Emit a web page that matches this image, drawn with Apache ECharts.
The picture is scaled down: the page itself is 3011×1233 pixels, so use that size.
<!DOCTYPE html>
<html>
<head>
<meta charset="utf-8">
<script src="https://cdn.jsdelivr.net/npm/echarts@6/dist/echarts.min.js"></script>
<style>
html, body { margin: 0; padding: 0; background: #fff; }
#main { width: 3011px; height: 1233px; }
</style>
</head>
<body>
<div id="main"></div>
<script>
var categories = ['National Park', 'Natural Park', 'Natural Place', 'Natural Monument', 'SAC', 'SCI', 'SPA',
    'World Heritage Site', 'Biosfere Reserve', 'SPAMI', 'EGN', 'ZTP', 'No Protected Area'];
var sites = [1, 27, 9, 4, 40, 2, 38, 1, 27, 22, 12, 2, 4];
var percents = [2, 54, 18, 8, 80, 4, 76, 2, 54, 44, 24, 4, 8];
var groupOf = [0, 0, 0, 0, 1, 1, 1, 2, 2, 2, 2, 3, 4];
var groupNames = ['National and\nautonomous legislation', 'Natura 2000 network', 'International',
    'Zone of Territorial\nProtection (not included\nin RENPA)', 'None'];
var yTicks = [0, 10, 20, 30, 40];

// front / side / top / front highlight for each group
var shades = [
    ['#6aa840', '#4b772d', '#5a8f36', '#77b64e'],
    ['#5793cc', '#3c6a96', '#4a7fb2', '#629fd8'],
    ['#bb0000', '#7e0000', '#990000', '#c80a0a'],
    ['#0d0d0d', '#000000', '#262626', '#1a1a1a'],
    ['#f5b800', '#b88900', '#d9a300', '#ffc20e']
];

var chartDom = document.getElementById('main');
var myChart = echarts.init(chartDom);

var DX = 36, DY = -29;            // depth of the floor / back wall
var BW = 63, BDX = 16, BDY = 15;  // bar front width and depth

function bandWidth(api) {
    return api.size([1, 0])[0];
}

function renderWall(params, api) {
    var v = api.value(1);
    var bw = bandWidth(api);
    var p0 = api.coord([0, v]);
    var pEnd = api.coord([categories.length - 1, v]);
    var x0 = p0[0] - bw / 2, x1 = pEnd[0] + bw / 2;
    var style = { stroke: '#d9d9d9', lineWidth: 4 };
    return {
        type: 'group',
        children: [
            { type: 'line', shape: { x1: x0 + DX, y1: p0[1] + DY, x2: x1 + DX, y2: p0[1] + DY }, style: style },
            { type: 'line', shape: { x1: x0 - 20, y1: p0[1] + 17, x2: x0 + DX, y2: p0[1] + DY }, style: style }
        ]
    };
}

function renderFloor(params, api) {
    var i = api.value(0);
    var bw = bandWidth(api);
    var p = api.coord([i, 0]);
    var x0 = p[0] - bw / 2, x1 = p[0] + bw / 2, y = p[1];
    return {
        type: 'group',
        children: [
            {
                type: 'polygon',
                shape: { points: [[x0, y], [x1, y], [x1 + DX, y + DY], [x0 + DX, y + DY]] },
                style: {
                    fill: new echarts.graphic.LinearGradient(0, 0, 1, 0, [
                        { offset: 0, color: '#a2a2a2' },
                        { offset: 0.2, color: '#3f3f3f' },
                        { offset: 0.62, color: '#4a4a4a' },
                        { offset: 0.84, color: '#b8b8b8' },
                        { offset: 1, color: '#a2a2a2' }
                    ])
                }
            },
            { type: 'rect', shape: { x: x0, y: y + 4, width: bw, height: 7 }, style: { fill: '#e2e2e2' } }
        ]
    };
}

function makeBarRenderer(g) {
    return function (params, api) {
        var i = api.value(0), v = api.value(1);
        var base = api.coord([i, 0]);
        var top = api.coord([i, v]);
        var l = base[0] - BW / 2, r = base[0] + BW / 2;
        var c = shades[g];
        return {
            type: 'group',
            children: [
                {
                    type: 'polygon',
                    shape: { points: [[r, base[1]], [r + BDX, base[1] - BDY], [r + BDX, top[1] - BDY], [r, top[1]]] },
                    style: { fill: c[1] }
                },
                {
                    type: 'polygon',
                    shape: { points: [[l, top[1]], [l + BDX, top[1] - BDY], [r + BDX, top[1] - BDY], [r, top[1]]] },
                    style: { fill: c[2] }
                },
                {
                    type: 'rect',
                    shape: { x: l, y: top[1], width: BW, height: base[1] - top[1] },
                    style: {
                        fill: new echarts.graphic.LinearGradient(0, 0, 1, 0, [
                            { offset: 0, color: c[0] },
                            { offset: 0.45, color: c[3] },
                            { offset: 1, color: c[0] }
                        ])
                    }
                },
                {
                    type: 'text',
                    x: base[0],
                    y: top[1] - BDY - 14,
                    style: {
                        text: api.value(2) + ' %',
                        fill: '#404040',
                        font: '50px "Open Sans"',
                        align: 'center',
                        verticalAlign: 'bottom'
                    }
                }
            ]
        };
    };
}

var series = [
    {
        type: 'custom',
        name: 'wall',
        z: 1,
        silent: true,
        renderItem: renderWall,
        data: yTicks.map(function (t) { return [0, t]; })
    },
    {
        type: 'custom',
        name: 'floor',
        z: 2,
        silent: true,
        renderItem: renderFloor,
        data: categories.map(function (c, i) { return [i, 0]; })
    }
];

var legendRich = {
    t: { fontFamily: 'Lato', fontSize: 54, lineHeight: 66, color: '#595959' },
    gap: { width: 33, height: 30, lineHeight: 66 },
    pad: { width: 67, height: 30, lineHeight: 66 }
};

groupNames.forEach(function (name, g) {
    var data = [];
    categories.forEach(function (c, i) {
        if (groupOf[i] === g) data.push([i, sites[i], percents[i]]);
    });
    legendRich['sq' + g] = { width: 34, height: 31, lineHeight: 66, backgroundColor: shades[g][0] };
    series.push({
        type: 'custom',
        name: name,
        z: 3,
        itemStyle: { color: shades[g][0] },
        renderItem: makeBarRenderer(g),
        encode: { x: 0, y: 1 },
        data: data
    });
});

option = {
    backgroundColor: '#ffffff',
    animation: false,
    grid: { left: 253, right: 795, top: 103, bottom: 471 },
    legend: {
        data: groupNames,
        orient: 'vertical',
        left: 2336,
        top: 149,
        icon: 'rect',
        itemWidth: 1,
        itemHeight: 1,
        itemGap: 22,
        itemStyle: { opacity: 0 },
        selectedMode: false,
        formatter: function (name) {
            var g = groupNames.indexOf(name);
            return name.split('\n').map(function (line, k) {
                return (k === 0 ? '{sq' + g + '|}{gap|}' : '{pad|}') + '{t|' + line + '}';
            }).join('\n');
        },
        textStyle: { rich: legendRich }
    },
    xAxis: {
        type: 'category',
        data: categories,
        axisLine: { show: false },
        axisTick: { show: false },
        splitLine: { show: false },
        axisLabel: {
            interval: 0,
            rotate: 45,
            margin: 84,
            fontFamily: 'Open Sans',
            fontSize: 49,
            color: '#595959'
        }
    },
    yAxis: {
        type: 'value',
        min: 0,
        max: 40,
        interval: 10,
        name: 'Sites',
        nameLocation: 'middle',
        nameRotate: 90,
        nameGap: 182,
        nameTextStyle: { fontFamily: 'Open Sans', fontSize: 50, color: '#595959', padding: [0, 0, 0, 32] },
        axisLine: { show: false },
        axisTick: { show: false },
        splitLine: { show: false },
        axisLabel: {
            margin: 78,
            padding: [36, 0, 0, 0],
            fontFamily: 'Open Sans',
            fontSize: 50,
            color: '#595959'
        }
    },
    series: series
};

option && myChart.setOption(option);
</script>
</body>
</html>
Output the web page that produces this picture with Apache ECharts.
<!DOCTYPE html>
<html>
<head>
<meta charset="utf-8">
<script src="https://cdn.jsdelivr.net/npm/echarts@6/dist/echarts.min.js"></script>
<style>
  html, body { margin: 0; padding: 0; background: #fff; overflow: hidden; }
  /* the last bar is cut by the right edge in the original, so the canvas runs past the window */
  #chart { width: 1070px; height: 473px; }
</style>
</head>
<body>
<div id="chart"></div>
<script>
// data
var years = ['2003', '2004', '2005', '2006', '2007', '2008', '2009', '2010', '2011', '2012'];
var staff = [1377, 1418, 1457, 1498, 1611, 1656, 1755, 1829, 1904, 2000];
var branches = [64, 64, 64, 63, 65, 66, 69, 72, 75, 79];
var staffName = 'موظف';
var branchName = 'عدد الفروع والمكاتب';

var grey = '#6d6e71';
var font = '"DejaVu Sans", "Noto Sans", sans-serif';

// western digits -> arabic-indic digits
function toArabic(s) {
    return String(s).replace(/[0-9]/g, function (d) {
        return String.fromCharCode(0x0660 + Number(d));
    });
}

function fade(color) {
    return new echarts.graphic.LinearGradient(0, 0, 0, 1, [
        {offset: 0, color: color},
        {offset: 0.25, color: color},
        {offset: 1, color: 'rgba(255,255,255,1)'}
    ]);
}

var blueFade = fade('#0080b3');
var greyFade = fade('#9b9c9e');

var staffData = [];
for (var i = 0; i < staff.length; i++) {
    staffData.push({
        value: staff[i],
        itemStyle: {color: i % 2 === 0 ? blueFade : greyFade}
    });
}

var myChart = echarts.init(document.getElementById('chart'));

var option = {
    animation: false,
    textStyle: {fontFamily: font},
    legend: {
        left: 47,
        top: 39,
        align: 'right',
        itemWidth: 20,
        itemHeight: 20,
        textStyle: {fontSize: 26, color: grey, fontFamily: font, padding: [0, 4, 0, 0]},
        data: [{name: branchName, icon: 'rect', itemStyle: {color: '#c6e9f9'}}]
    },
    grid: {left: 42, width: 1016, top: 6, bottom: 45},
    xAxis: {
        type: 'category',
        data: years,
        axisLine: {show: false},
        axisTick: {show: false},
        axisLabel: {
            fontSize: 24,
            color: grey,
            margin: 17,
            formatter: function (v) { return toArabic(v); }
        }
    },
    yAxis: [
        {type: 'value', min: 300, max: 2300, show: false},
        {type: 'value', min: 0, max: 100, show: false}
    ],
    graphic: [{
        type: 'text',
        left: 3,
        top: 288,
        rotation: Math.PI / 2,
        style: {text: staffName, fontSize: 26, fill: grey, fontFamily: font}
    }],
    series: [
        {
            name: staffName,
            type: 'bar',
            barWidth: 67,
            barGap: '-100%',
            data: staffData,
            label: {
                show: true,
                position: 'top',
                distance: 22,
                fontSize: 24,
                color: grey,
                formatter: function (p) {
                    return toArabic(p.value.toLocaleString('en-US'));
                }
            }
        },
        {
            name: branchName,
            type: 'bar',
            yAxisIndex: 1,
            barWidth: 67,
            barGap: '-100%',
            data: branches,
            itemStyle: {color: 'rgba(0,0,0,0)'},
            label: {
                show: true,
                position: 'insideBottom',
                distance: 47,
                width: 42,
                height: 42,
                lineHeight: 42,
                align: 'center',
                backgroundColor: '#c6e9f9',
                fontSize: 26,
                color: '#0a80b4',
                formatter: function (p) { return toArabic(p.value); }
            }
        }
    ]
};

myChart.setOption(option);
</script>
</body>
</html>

## Task brief
As listed above, the lines from the line with "The picture is" to the line with "var yTicks = [0, 10, 20, 30, 40];" are to be echoed exactly, with both ends included and nothing added.

## Reply
The picture is scaled down: the page itself is 3011×1233 pixels, so use that size.
<!DOCTYPE html>
<html>
<head>
<meta charset="utf-8">
<script src="https://cdn.jsdelivr.net/npm/echarts@6/dist/echarts.min.js"></script>
<style>
html, body { margin: 0; padding: 0; background: #fff; }
#main { width: 3011px; height: 1233px; }
</style>
</head>
<body>
<div id="main"></div>
<script>
var categories = ['National Park', 'Natural Park', 'Natural Place', 'Natural Monument', 'SAC', 'SCI', 'SPA',
    'World Heritage Site', 'Biosfere Reserve', 'SPAMI', 'EGN', 'ZTP', 'No Protected Area'];
var sites = [1, 27, 9, 4, 40, 2, 38, 1, 27, 22, 12, 2, 4];
var percents = [2, 54, 18, 8, 80, 4, 76, 2, 54, 44, 24, 4, 8];
var groupOf = [0, 0, 0, 0, 1, 1, 1, 2, 2, 2, 2, 3, 4];
var groupNames = ['National and\nautonomous legislation', 'Natura 2000 network', 'International',
    'Zone of Territorial\nProtection (not included\nin RENPA)', 'None'];
var yTicks = [0, 10, 20, 30, 40];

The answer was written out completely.